According to the Office on Women's Health, herpes lasts for the rest of a person's life and never completely goes away or heals. However, individual outbreaks generally resolve more quickly as time goes on. Planned Parenthood explains that the initial outbreak may take two to four weeks to heal, but subsequent recurrences generally heal in 10 to 14 days. Some people have recurrences frequently, while other people experience very few outbreaks.
While there is no cure for herpes, Planned Parenthood contends that current antiviral medications can significantly speed the rate at which herpes sores heal. These drugs are more effective when taken continuously, rather than episodically, to treat individual outbreaks. Additionally, by keeping the sores clean and dry, people can accelerate the healing process.

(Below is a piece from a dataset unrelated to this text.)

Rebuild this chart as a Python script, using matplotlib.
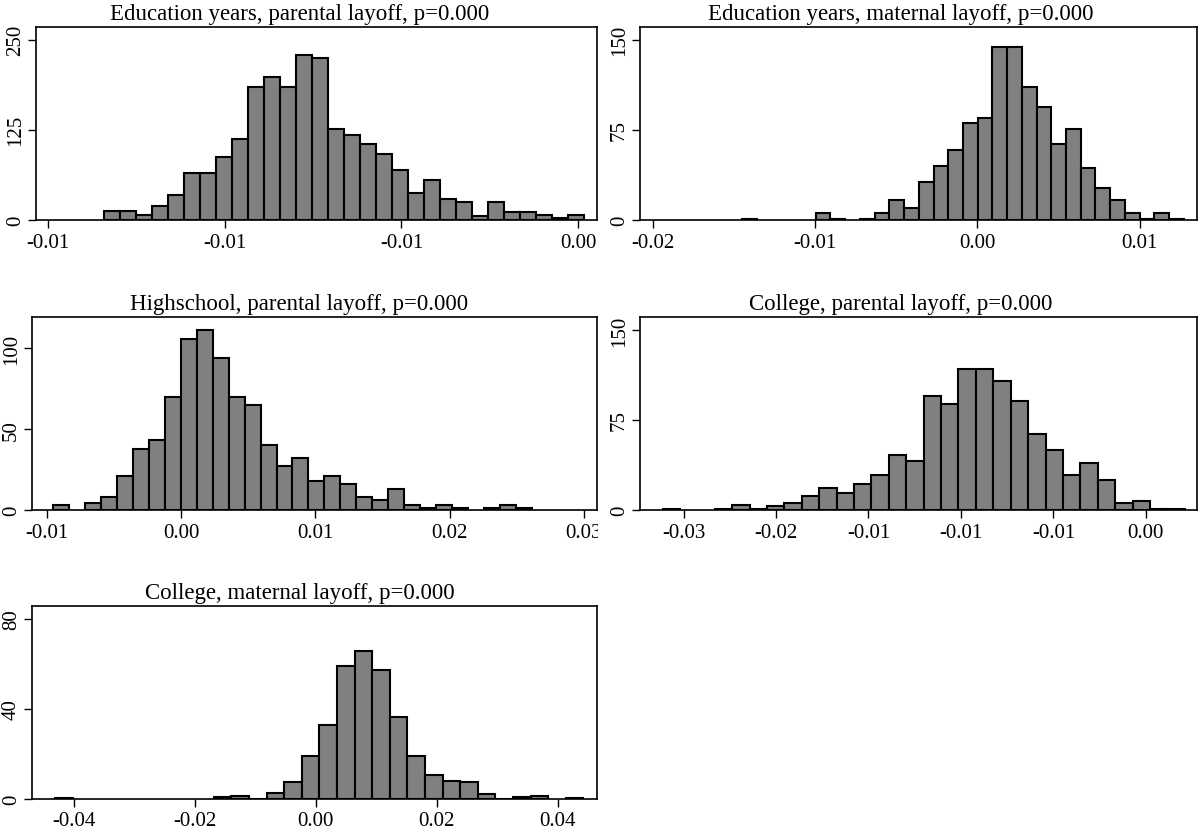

To prevent spreading herpes to others, it is important to avoid any sexual contact during an outbreak. Planned Parenthood states that condoms are not completely effective at preventing herpes transmission, as sweat and vaginal secretions can carry the virus. Between outbreaks, condoms help to reduce the chances of spreading the infection.
Planned Parenthood states that those with HIV are more likely to catch or spread herpes to their sexual partners. People are also more likely to catch HIV if they are infected with herpes. According to some studies, those with herpes are twice as likely to catch HIV as those who do not have herpes.